予防接種では、MRワクチンの接種率向上に向けて教育庁と連携し、就学時健診での接種状況の確認と接種勧奨等を推進することや、B型肝炎ウイルス予防接種に取り組む区市町村への財政支援を実施すること、医療・介護体制の充実では、都内入院ベッドの増床計画が必要なことや、特別養護老人ホームの増床に取り組むことなど、協会の要望に応える回答が目立った。
B型肝炎ワクチン 都が手上げ自治体に補助
本年3月、WHOは日本が麻疹の排除状態にあることを認定したが、この状態を続けるためには全国に比べ低い東京の接種率を引き上げることが必要だ。協会は①第二期(小学校入学前年度)の接種率向上に向けた勧奨②成人男女へのMRワクチン接種実施などを求めてきた。都が回答したように、教育庁と福祉保健局の連携は一歩前進だ。就学前児童への積極的な勧奨により、接種率向上を望みたい。一方、成人男女の3割~4割が風疹の抗体値が低いというデータもあることから、引き続き、成人男女に対する接種制度の導入を求めていく必要がある。

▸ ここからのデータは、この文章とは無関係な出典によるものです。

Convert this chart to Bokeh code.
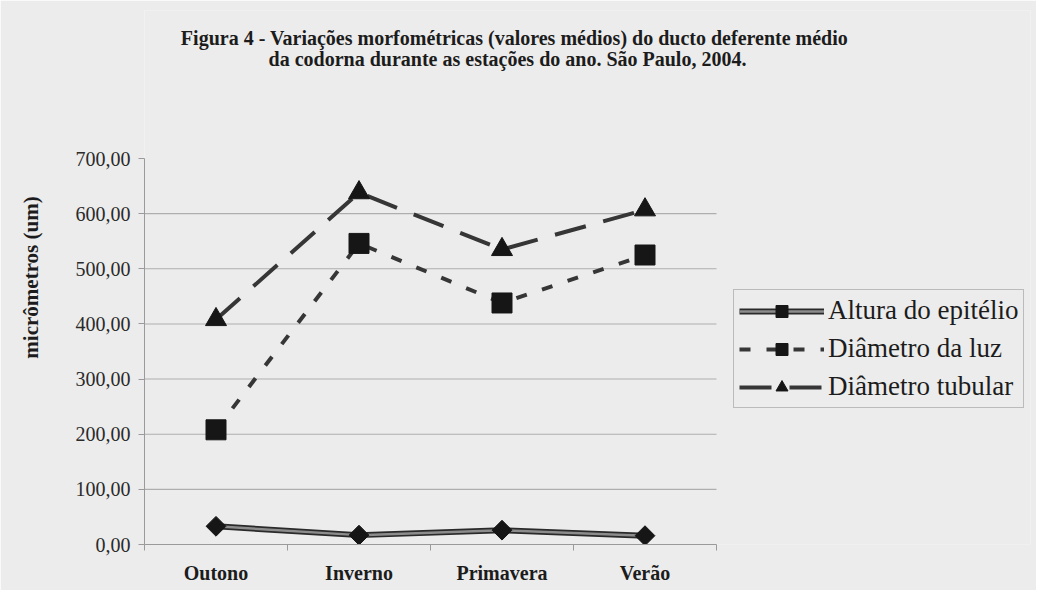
from bokeh.plotting import figure
from bokeh.models import FixedTicker, Label, Legend, LegendItem, Range1d
from bokeh.embed import file_html
from bokeh.resources import INLINE

# ---------------- data ----------------
categories = ["Outono", "Inverno", "Primavera", "Verão"]
altura_epitelio = [33, 17, 26, 16]
diametro_luz = [208, 546, 438, 525]
diametro_tubular = [408, 638, 535, 607]
series_names = ["Altura do epitélio", "Diâmetro da luz", "Diâmetro tubular"]
y_ticks = [0, 100, 200, 300, 400, 500, 600, 700]
y_tick_labels = ["0,00", "100,00", "200,00", "300,00", "400,00", "500,00", "600,00", "700,00"]
y_grid_values = [100, 200, 300, 400, 500, 600]
title_lines = [
    "Figura 4 - Variações morfométricas (valores médios) do ducto deferente médio",
    "da codorna durante as estações do ano. São Paulo, 2004.",
]
y_label = "micrômetros (um)"

# ---------------- layout / styling ----------------
BG = "#ececec"
SERIF = "Liberation Serif"
TXT = "#1c1c1c"
LINE = "#363636"
MARK = "#161616"

W, H = 1036, 590
LEFT, BOTTOM, TOP, RIGHT = 144, 46, 10, 6
PLOT_W, PLOT_H = 572, 386          # pixel size of the chart area proper
frame_w = W - LEFT - RIGHT
frame_h = H - TOP - BOTTOM
n = len(categories)
x_end = n * frame_w / PLOT_W
y_end = y_ticks[-1] * frame_h / PLOT_H

x = [i + 0.5 for i in range(n)]
bounds = list(range(n + 1))

p = figure(width=W, height=H, output_backend="svg", toolbar_location=None,
           x_range=Range1d(0, x_end), y_range=Range1d(y_ticks[0], y_end),
           min_border_left=LEFT, min_border_right=RIGHT, min_border_top=TOP,
           min_border_bottom=BOTTOM,
           background_fill_color=BG, border_fill_color=BG, outline_line_color=None)

# grid lines restricted to the chart area
p.xgrid.visible = False
p.ygrid.visible = False
p.segment(x0=[0] * len(y_grid_values), x1=[n] * len(y_grid_values),
          y0=y_grid_values, y1=y_grid_values, line_color="#aeaeae", line_width=1.1)

# y axis
ya = p.yaxis[0]
ya.bounds = (y_ticks[0], y_ticks[-1])
ya.ticker = FixedTicker(ticks=y_ticks)
ya.major_label_overrides = dict(zip(y_ticks, y_tick_labels))
ya.axis_line_color = "#9a9a9a"
ya.major_tick_line_color = "#9a9a9a"
ya.major_tick_out = 6
ya.major_tick_in = 0
ya.minor_tick_line_color = None
ya.major_label_standoff = 8
ya.major_label_text_font = SERIF
ya.major_label_text_font_size = "20px"
ya.major_label_text_color = "#2a2a2a"
ya.axis_label = y_label
ya.axis_label_text_font = SERIF
ya.axis_label_text_font_style = "bold"
ya.axis_label_text_font_size = "21px"
ya.axis_label_text_color = TXT
ya.axis_label_standoff = 30

# x axis
xa = p.xaxis[0]
xa.bounds = (0, n)
xa.ticker = FixedTicker(ticks=x, minor_ticks=bounds)
xa.major_label_overrides = dict(zip(x, categories))
xa.axis_line_color = "#9a9a9a"
xa.major_tick_line_color = None
xa.major_tick_out = 0
xa.major_tick_in = 0
xa.minor_tick_line_color = "#9a9a9a"
xa.minor_tick_out = 6
xa.minor_tick_in = 0
xa.major_label_standoff = 11
xa.major_label_text_font = SERIF
xa.major_label_text_font_style = "bold"
xa.major_label_text_font_size = "20px"
xa.major_label_text_color = TXT

# series
tub_l = p.line(x, diametro_tubular, line_color=LINE, line_width=4, line_dash="32 18")
tub_m = p.scatter(x, diametro_tubular, marker="triangle", size=21, color=MARK)

luz_l = p.line(x, diametro_luz, line_color=LINE, line_width=4, line_dash="11 16")
luz_m = p.scatter(x, diametro_luz, marker="square", size=20, color=MARK)

epi_l1 = p.line(x, altura_epitelio, line_color="#2a2a2a", line_width=6)
epi_l2 = p.line(x, altura_epitelio, line_color="#8c8c8c", line_width=2.5)
epi_m = p.scatter(x, altura_epitelio, marker="square", angle=0.785398, size=14, color=MARK)

legend = Legend(items=[
    LegendItem(label=series_names[0], renderers=[epi_l1, epi_l2, epi_m]),
    LegendItem(label=series_names[1], renderers=[luz_l, luz_m]),
    LegendItem(label=series_names[2], renderers=[tub_l, tub_m]),
], location=(589, 136), glyph_width=85, glyph_height=30, label_height=30,
    spacing=7, padding=5, margin=0, label_standoff=4,
    border_line_color="#8a8a8a", border_line_width=1,
    background_fill_color=BG, background_fill_alpha=1,
    label_text_font=SERIF, label_text_font_size="27px", label_text_color=TXT)
p.add_layout(legend)

# title: two centred lines (screen units measured from the frame's bottom-left)
title_pos = [(370, frame_h - (37 - TOP)), (363, frame_h - (58 - TOP))]
for line_text, (tx, ty) in zip(title_lines, title_pos):
    p.add_layout(Label(x=tx, y=ty, x_units="screen", y_units="screen", text=line_text,
                       text_align="center", text_baseline="middle",
                       text_font=SERIF, text_font_style="bold", text_font_size="20px",
                       text_color=TXT))

open("out.html", "w").write(file_html(p, INLINE))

国が定期接種化に向けて動き出しているB型肝炎ウイルス予防接種は、現在、千代田区、品川区、渋谷区、豊島区の4区が公的助成をしている。B型肝炎ウイルスは、尿・血液、ならびに涙、よだれ、汗から罹患するジェノタイプAが国内で広がっていることが報告されており、とりわけ3歳未満で感染するとキャリアになりやすく、がん化しやすい。
協会はワクチン接種により感染予防が可能であることから、都独自の接種助成制度を求めてきた。これに対して都は、国が定期接種化するまでの間、都の包括補助事業に追加することで、区市町村の取り組みを促したいと回答。本年10月からB型肝炎予防接種にかかる経費も包括補助の対象とするとした。これも大きな前進である。
一方、国の技術的検討結果に従って、対象者を「生後12カ月」としているが、子どものキャリア化を防ぐためにも、協会は3歳未満に対象を拡大していくことを当面求めていく。
8,000床の増床試算 慢性期ベッド削減が前提
都道府県が定める「構想区域」(原則二次医療圏)ごとに2025年の必要病床数を算出するという地域医療構想の策定作業が東京都でも始まっている。地域の入院ベッド数を医療資源投入量(なんと出来高診療報酬の総額の多寡!)で区分し、「高度急性期」「急性期」「回復期」「慢性期」という4つの機能に分けて算出するというものだ。
さらに構想区域ごとに「地域医療構想調整会議」を設けて、医療構想ではじき出された数字に従って、病床削減を図る仕組みも持ち込まれた。医療機関同士で協議させて、協議の結論に従わない医療機関名の公表や補助金の停止等々、都道府県知事の権限が強化されているのも特徴だ。
協会は、医療費適正化計画と連動するような医療費抑制・病床削減のツールではなく、都民が真に必要としている病床を確保するよう都に求めた。これに対し都は「試算では8,000床程度が新たに必要になる」と述べ、2025年に向けて病床数拡大の方向を示した。
東京都地域医療構想策定部会の試算によると、2025年の必要病床数に対して東京全体では現在約8,000床不足している。しかも国の方針通り慢性期の病床を9,000床も減らした後の数字だ(表1)。
現在でも療養病床などの慢性期ベッドと老人保健施設や特別養護老人ホームなどの公的介護施設の数では、東京都は全国最低である(表2)。高齢者人口が急激に増える東京で、慢性期病床の削減は地域医療を破綻させかねない。
在宅療養には病院のバックアップが不可欠だ。協会は引き続き地域の慢性期病床と介護施設の確保・拡充を求めていく。